PTSD is short for post traumatic stress disorder. It is an anxiety disorder caused by a traumatic event that was harmful to the person, or threatened harm to the person, or that the person witnessed. Some examples of these traumatic events include violent deaths, car accidents, rape, kidnapping, fires, bombs and combat. With all the traumatic events our troops witness and experience during wartime, it is no surprise that so many of our troops suffer from PTSD. Our troops get shot at, they shoot back and they watch people die, then they have to deal with the bodies afterward. They get blown up by explosives. They get ambushed. It's war they're dealing with over there and it's not pretty.
PTSD can vary in different people from mild to very severe. As of writing this, there is no way to know which individuals are more likely to develop PTSD than others because it doesn't discriminate. Anyone can get it regardless of religion, race or wealth. PTSD can happen to any man woman or child, from any background, anywhere at anytime. Aside from avoiding any potentially traumatic events (which is nearly impossible, even for Bubble Boy) there is nothing you can do to prevent PTSD from happening to you.
Symptoms usually begin within three months of the traumatic event, but sometimes it can be years before symptoms emerge. PTSD symptoms can last anywhere from a month to many years. Symptoms of PTSD may include:
- emotional numbness
- jumpiness, startling easily
- nightmares, often reliving the trauma
- flashbacks of the trauma, often triggered by sights, smells or sounds
- loss of interest in things they once liked
- emotional distance from people they were close to before
- fake smiles
- sleeplessness, insomnia
- thoughts of suicide
These symptoms typically snowball into further complications such as domestic violence, wrecklessness, marital issues, drug abuse and more. People suffering from PTSD may develop addictions to alcohol, drugs, adrenaline, pornography, etc as a way to cope with their feelings or as a way to escape them.

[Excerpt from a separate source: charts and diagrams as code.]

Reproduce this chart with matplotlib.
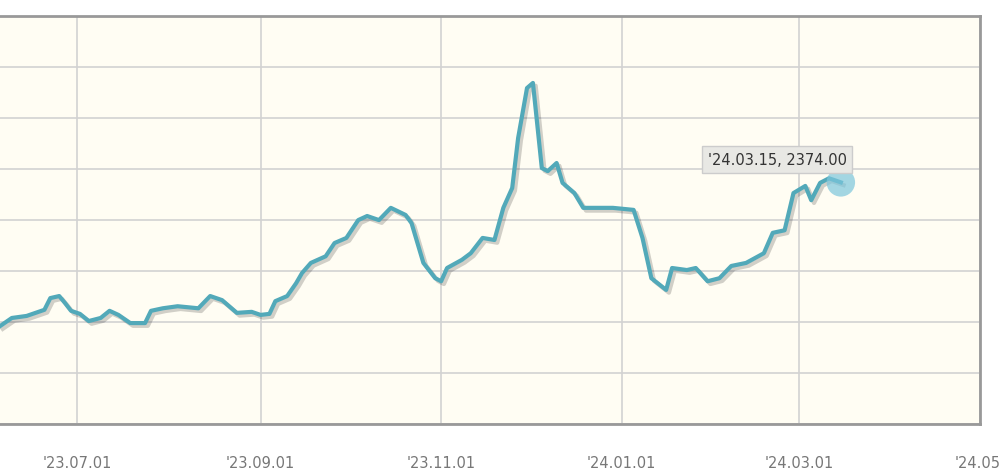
import matplotlib
matplotlib.use("Agg")
import matplotlib.pyplot as plt
import matplotlib.patheffects as pe
import pandas as pd

dates = ["2023-06-05","2023-06-09","2023-06-14","2023-06-17","2023-06-20","2023-06-22","2023-06-25","2023-06-27","2023-06-29",
 "2023-07-02","2023-07-05","2023-07-09","2023-07-12","2023-07-15","2023-07-19","2023-07-24","2023-07-26","2023-07-30",
 "2023-08-04","2023-08-11","2023-08-15","2023-08-19","2023-08-24","2023-08-29","2023-09-01","2023-09-04","2023-09-06",
 "2023-09-10","2023-09-13","2023-09-15","2023-09-18","2023-09-23","2023-09-26","2023-09-30","2023-10-04","2023-10-07",
 "2023-10-11","2023-10-15","2023-10-20","2023-10-22","2023-10-26","2023-10-30","2023-11-01","2023-11-03","2023-11-08",
 "2023-11-11","2023-11-15","2023-11-19","2023-11-22","2023-11-25","2023-11-27","2023-11-30","2023-12-02","2023-12-05",
 "2023-12-07","2023-12-10","2023-12-12","2023-12-16","2023-12-19","2023-12-22","2023-12-29","2024-01-05","2024-01-08",
 "2024-01-11","2024-01-16","2024-01-18","2024-01-23","2024-01-26","2024-01-30","2024-02-03","2024-02-07","2024-02-12",
 "2024-02-18","2024-02-21","2024-02-25","2024-02-28","2024-03-03","2024-03-05","2024-03-08","2024-03-11","2024-03-15"]
values = [2092,2108,2112,2118,2124,2147,2151,2137,2122,
 2116,2102,2108,2122,2114,2098,2098,2122,2127,
 2131,2127,2151,2143,2118,2120,2114,2116,2141,
 2151,2176,2196,2216,2229,2255,2265,2300,2308,
 2300,2324,2310,2294,2216,2186,2180,2206,2222,
 2235,2265,2261,2324,2363,2461,2559,2569,2402,
 2396,2412,2373,2353,2324,2324,2324,2320,2265,
 2186,2163,2206,2202,2206,2180,2186,2210,2216,
 2235,2275,2280,2353,2367,2339,2373,2382,2374]
tick_dates = ["2023-07-01","2023-09-01","2023-11-01","2024-01-01","2024-03-01","2024-05-01"]
tick_labels = ["'23.07.01","'23.09.01","'23.11.01","'24.01.01","'24.03.01","'24.05."]

x = pd.to_datetime(dates)
fig = plt.figure(figsize=(10, 4.77), dpi=100)
fig.patch.set_facecolor("white")
ax = fig.add_axes([0.0, 0.109, 0.98, 0.855])
ax.set_facecolor("#fffdf3")
ax.plot(x, values, color="#52a9b9", lw=3,
        path_effects=[pe.SimpleLineShadow(offset=(2, -2), alpha=0.18), pe.Normal()], zorder=3)
ax.scatter([x[-1]], [values[-1]], s=420, color="#7cc6dc", alpha=0.7, zorder=4, edgecolors="none")
ax.text(x[-1] - pd.Timedelta(days=45), values[-1] + 36, "'24.03.15, 2374.00", fontsize=10.5,
        color="#333333", bbox=dict(boxstyle="square,pad=0.4", fc="#e8e8e4", ec="#cccccc"), zorder=5)

ax.set_xlim(pd.Timestamp("2023-06-05"), pd.Timestamp("2024-05-01"))
ax.set_ylim(1900, 2700)
ax.set_yticks(range(1900, 2701, 100))
ax.set_xticks(pd.to_datetime(tick_dates))
ax.set_xticklabels(tick_labels, color="#777777", fontsize=10.5)
ax.tick_params(axis="y", left=False, labelleft=False)
ax.tick_params(axis="x", length=0, pad=22)
ax.grid(True, color="#d2d2d2", lw=1.2)
for s in ax.spines.values():
    s.set_color("#999999"); s.set_linewidth(2)
ax.spines["left"].set_visible(False)
fig.savefig("out.png", dpi=100)
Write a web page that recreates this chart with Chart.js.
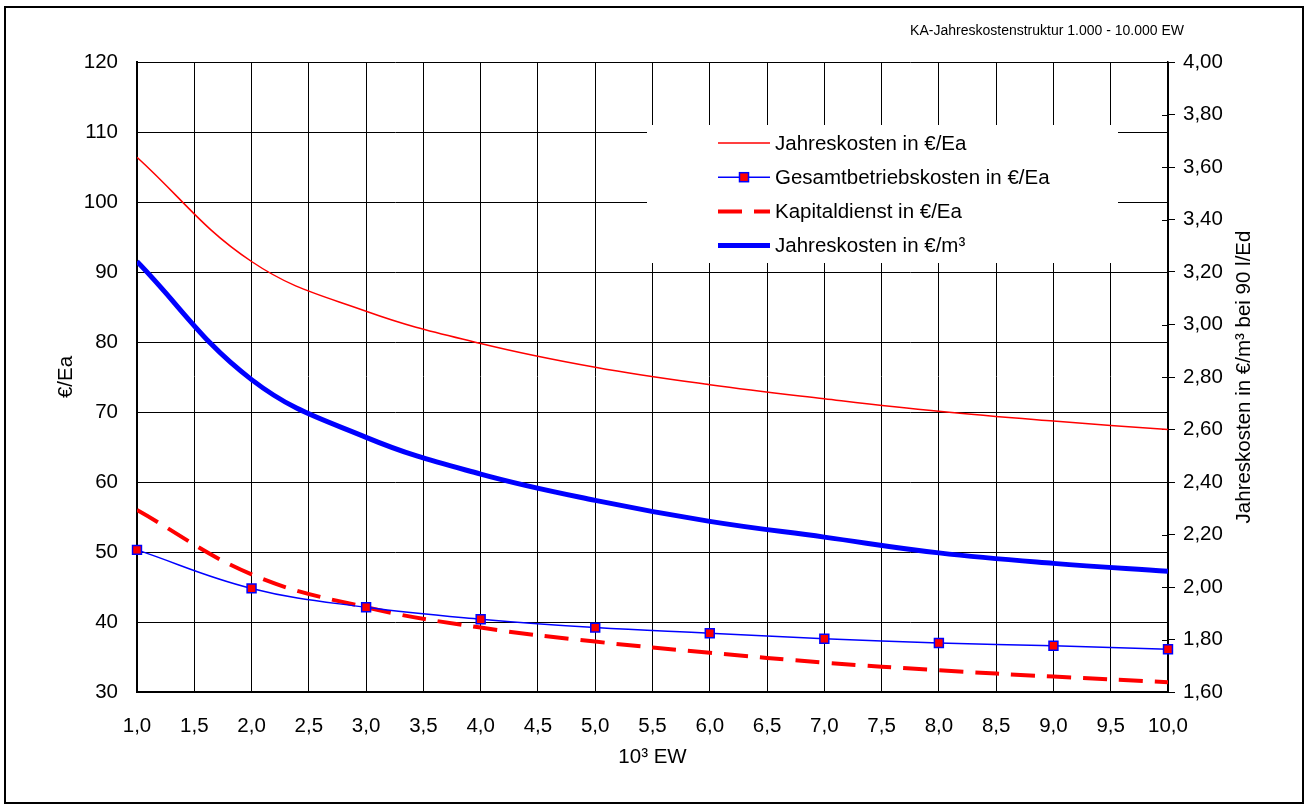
<!DOCTYPE html>
<html lang="de">
<head>
<meta charset="utf-8">
<title>KA-Jahreskostenstruktur</title>
<script src="https://cdn.jsdelivr.net/npm/chart.js@4.4.1/dist/chart.umd.min.js"></script>
<style>
  html, body { margin: 0; padding: 0; background: #fff; }
  #wrap { position: relative; width: 1306px; height: 807px; }
</style>
</head>
<body>
<div id="wrap"><canvas id="kostenChart"></canvas></div>
<script>
// Ausbaugröße in 10³ EW
const einwohner = [1, 2, 3, 4, 5, 6, 7, 8, 9, 10];

// Kosten in €/(E·a)
const jahreskostenEa = [106.4, 91.5, 84.4, 79.8, 76.4, 73.9, 71.9, 70.1, 68.7, 67.5];
const betriebskostenEa = [50.3, 44.8, 42.1, 40.4, 39.2, 38.4, 37.6, 37.0, 36.6, 36.1];
const kapitaldienstEa = [56.0, 46.8, 42.1, 39.2, 37.2, 35.6, 34.2, 33.1, 32.2, 31.4];

// Jahreskosten in €/m³ bei 90 l/(E·d)
const jahreskostenM3 = [3.24, 2.79, 2.57, 2.43, 2.33, 2.25, 2.19, 2.13, 2.09, 2.06];

const xTicks = { min: 1, max: 10, step: 0.5 };
const yLeftTicks = { min: 30, max: 120, step: 10 };
const yRightTicks = { min: 1.6, max: 4.0, step: 0.2 };

const fontFamily = '"Liberation Sans", Arial, sans-serif';
const toPoints = values => values.map((v, i) => ({ x: einwohner[i], y: v }));
const komma = (v, d) => v.toFixed(d).replace('.', ',');

// white page with black frame, header text and the right axis title
const framePlugin = {
    id: 'frame',
    beforeDraw(chart) {
        const c = chart.ctx;
        c.save();
        c.fillStyle = '#fff';
        c.fillRect(0, 0, chart.width, chart.height);
        c.strokeStyle = '#000';
        c.lineWidth = 2;
        c.strokeRect(5, 7, 1298, 796);
        c.fillStyle = '#000';
        c.font = '14px ' + fontFamily;
        c.textAlign = 'right';
        c.textBaseline = 'middle';
        c.fillText('KA-Jahreskostenstruktur 1.000 - 10.000 EW', 1184, 31);

        // right title reads bottom to top like the left one
        const a = chart.chartArea;
        c.translate(1244, (a.top + a.bottom) / 2);
        c.rotate(-Math.PI / 2);
        c.font = '20.5px ' + fontFamily;
        c.textAlign = 'center';
        c.fillText('Jahreskosten in €/m³ bei 90 l/Ed', 0, 0);
        c.restore();
    }
};

// legend box inside the plot area, covers the grid but not the lines
const innerLegend = {
    id: 'innerLegend',
    beforeDatasetsDraw(chart) {
        const c = chart.ctx;
        const a = chart.chartArea;
        const boxX = a.left + 510, boxY = a.top + 63;
        c.save();
        c.fillStyle = '#fff';
        c.fillRect(boxX, boxY, 471, 138);

        // inward half of the right axis ticks
        const y1 = chart.scales.y1;
        c.strokeStyle = '#000';
        c.lineWidth = 1;
        y1.ticks.forEach(t => {
            const py = Math.round(y1.getPixelForValue(t.value)) + 0.5;
            c.beginPath();
            c.moveTo(a.right - 6, py);
            c.lineTo(a.right, py);
            c.stroke();
        });

        c.font = '20.5px ' + fontFamily;
        c.textBaseline = 'middle';
        c.textAlign = 'left';
        chart.data.datasets.forEach((ds, i) => {
            const ry = boxY + 18 + i * 34.2;
            const x0 = boxX + 71, x1 = boxX + 123;
            c.save();
            c.strokeStyle = ds.borderColor;
            c.lineWidth = ds.borderWidth;
            c.setLineDash(ds.borderDash || []);
            c.beginPath();
            c.moveTo(x0, ry);
            c.lineTo(x1, ry);
            c.stroke();
            c.restore();
            if (ds.pointRadius > 0) {
                const s = 9;
                c.fillStyle = ds.pointBackgroundColor;
                c.strokeStyle = ds.pointBorderColor;
                c.lineWidth = ds.pointBorderWidth;
                c.fillRect((x0 + x1) / 2 - s / 2, ry - s / 2, s, s);
                c.strokeRect((x0 + x1) / 2 - s / 2, ry - s / 2, s, s);
            }
            c.fillStyle = '#000';
            c.fillText(ds.label, x1 + 5, ry + 1);
        });
        c.restore();
    }
};

const ctx = document.getElementById('kostenChart').getContext('2d');
const kostenChart = new Chart(ctx, {
    type: 'line',
    data: {
        datasets: [
            {
                label: 'Jahreskosten in €/Ea',
                data: toPoints(jahreskostenEa),
                yAxisID: 'y',
                borderColor: '#ff0000',
                borderWidth: 1.5,
                pointRadius: 0,
                tension: 0.4,
                fill: false
            },
            {
                label: 'Gesamtbetriebskosten in €/Ea',
                data: toPoints(betriebskostenEa),
                yAxisID: 'y',
                borderColor: '#0000ff',
                borderWidth: 1.5,
                pointStyle: 'rect',
                pointRadius: 6.3,
                pointBackgroundColor: '#ff0000',
                pointBorderColor: '#0000ff',
                pointBorderWidth: 1.5,
                tension: 0.4,
                clip: false,
                fill: false
            },
            {
                label: 'Kapitaldienst in €/Ea',
                data: toPoints(kapitaldienstEa),
                yAxisID: 'y',
                borderColor: '#ff0000',
                borderWidth: 4,
                borderDash: [24, 12],
                pointRadius: 0,
                tension: 0.4,
                fill: false
            },
            {
                label: 'Jahreskosten in €/m³',
                data: toPoints(jahreskostenM3),
                yAxisID: 'y1',
                borderColor: '#0000ff',
                borderWidth: 5,
                pointRadius: 0,
                tension: 0.4,
                fill: false
            }
        ]
    },
    options: {
        responsive: true,
        maintainAspectRatio: false,
        animation: false,
        layout: { padding: { top: 62, left: 0, right: 0, bottom: 0 } },
        plugins: {
            legend: { display: false },
            tooltip: { enabled: false }
        },
        scales: {
            x: {
                type: 'linear',
                min: xTicks.min,
                max: xTicks.max,
                afterFit(scale) { scale.height = 115; },
                ticks: {
                    stepSize: xTicks.step,
                    color: '#000',
                    padding: 22,
                    maxRotation: 0,
                    font: { family: fontFamily, size: 20.5 },
                    callback: v => komma(v, 1)
                },
                grid: { color: '#000', lineWidth: 1, drawTicks: false },
                border: { color: '#000', width: 2 },
                title: {
                    display: true,
                    text: '10³ EW',
                    color: '#000',
                    font: { family: fontFamily, size: 20.5 },
                    padding: { top: 0, bottom: 37 }
                }
            },
            y: {
                position: 'left',
                min: yLeftTicks.min,
                max: yLeftTicks.max,
                afterFit(scale) { scale.width = 137; },
                ticks: {
                    stepSize: yLeftTicks.step,
                    color: '#000',
                    padding: 19,
                    font: { family: fontFamily, size: 20.5 }
                },
                grid: { color: '#000', lineWidth: 1, drawTicks: false },
                border: { color: '#000', width: 2 },
                title: {
                    display: true,
                    text: '€/Ea',
                    color: '#000',
                    font: { family: fontFamily, size: 20.5 },
                    padding: { top: 54, bottom: 0 }
                }
            },
            y1: {
                position: 'right',
                min: yRightTicks.min,
                max: yRightTicks.max,
                afterFit(scale) { scale.width = 138; },
                ticks: {
                    stepSize: yRightTicks.step,
                    color: '#000',
                    padding: 8,
                    font: { family: fontFamily, size: 20.5 },
                    callback: v => komma(v, 2)
                },
                grid: { drawOnChartArea: false, color: '#000', lineWidth: 1, tickLength: 7 },
                border: { color: '#000', width: 1.5 }
            }
        }
    },
    plugins: [framePlugin, innerLegend]
});
</script>
</body>
</html>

Treatment of PTSD usually involves talking about your feelings openly and honestly in group therapy sessions with other people who feel the same way you do. It can also involve medications to ease anxiety and help you sleep better, but if you're on a lot of medication you should be closely monitored and extreme caution should be taken so you don't overmedicate. Some of those drugs can be very powerful. More options can include cognitive behavioral therapy, anger management, relaxation techniques, psychotherapy, marital therapy, eye movement desensitization and reprocessing (EMDR), and more. Because of the wide range of symptoms and other isssues that go hand in hand with PTSD, a person who suffers from PTSD needs to be treated as a whole, not just for PTSD.